One Memorial Stone was placed here on 22-03-2017 for:
* HERMANUS LAMMERS (died 16-03-1945, Hamburg, aged 24)
Hermanus Lammers was born on 14 May 1920 in Amersfoort. After finishing school he was apprenticed as a carpenter's assistant. When World War II broke out, Hermanus was still too young to defend his country. From 1942 he was deployed in Germany as part of the Arbeitseinsatz. During a period of leave in the summer of 1944, he decided not to return to Germany. In September 1944, he and a younger cousin of his with the same name – Hermanus Lammers, born in 1922 – found a hiding place on the farm of P. Veenendaal in Achterveld, in the municipality of Scherpenzeel. There, the two cousins helped out a resistance group that operated out of that farm. In addition to the people in hiding, including two Britons, there was also radio equipment that was used to keep the Allies informed about German troop movements. On 15 December 1944, the farm was raided by the Germans. All the men present were taken prisoner. The younger of the two cousins tried to escape, but was shot while on the run. Hermanus ended up in Kamp Amersfoort via prisons in Scherpenzeel and Apeldoorn. There he was offered the opportunity to go back to work in Germany. But because he persisted in his refusal, he was deported on 2 February 1945 to Neuengamme concentration camp near Hamburg. There he was registered on 4 February under camp number 70720. As a prisoner, Hermanus was deployed in the city of Hamburg to clear away the rubble caused by the Allied bombings. Hermanus died on 16 March 1945. His mother and fiancée, Rie Gerritsen, had to wait years for the military police to bring them the bad news. At the family's request, his body was brought to the Netherlands after the war and reburied in Rusthof cemetery in Amersfoort.

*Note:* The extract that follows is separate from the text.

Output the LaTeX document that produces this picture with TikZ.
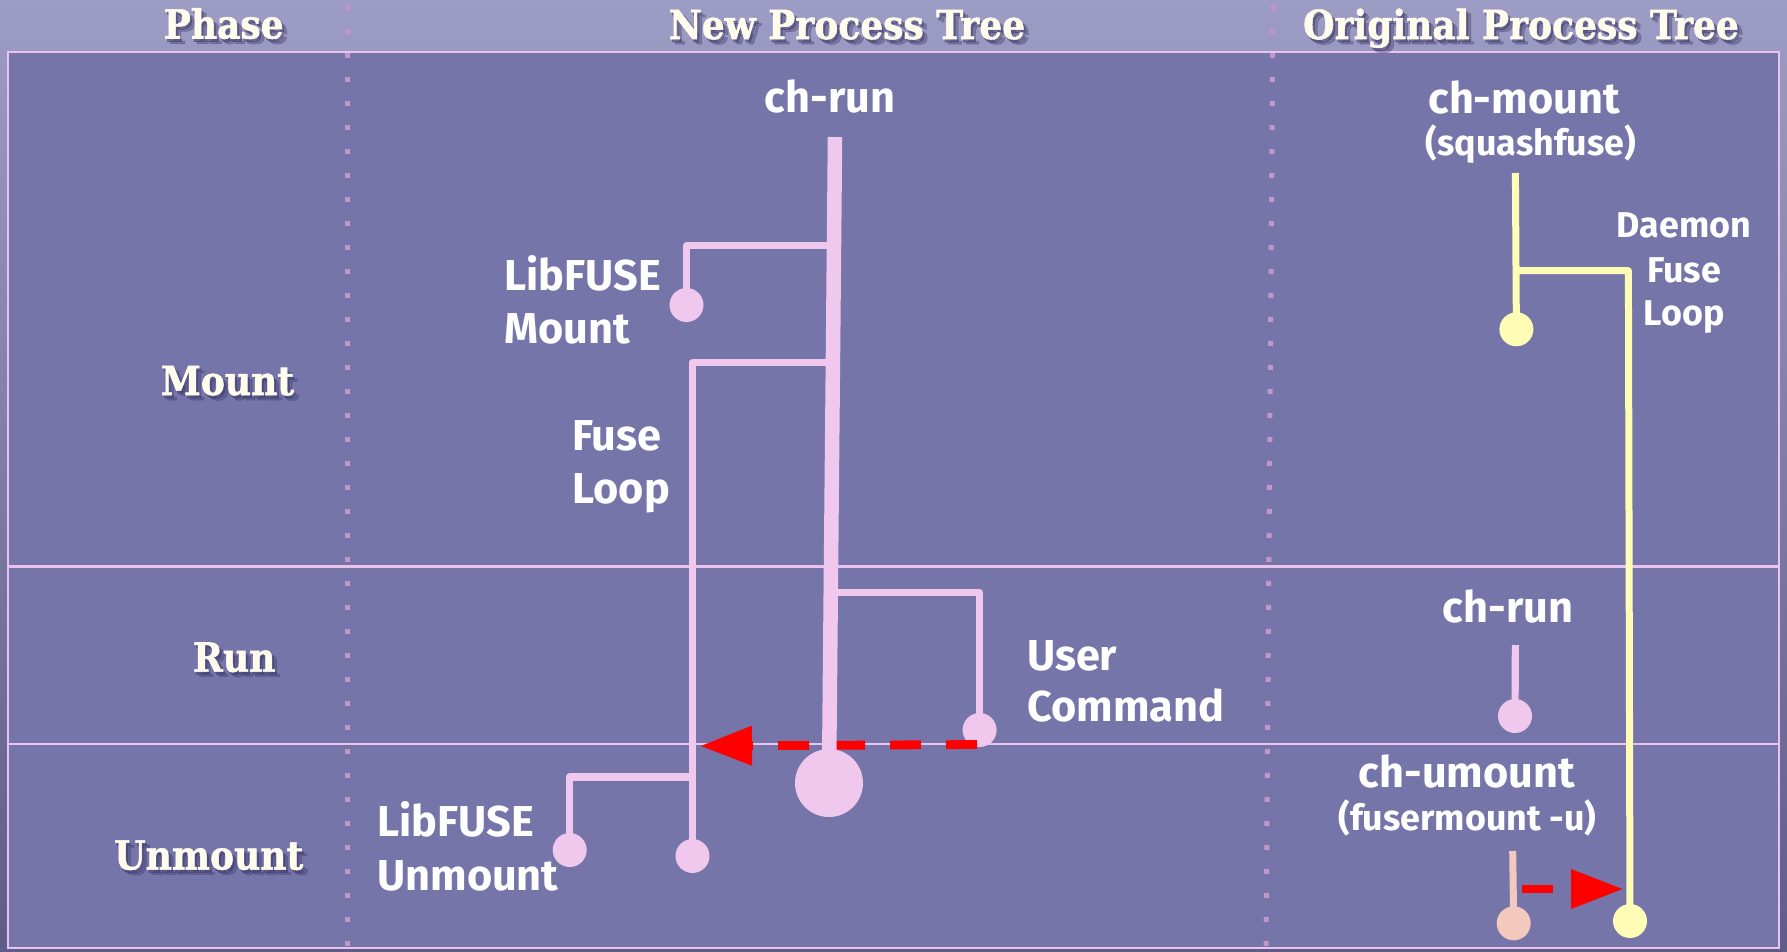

This memorial stone commemorates a victim of war who was arrested and died in World War II.
These memorial stones are located here for victims of National Socialism (Nazism). They are often placed as an alternative to the official Stolpersteine of the Gunter Demnig project. Where there is no Stolperstein but people still want to commemorate, a slightly different memorial stone or plague is used. The memorials are in most cases laid in front of a known home address of the victims.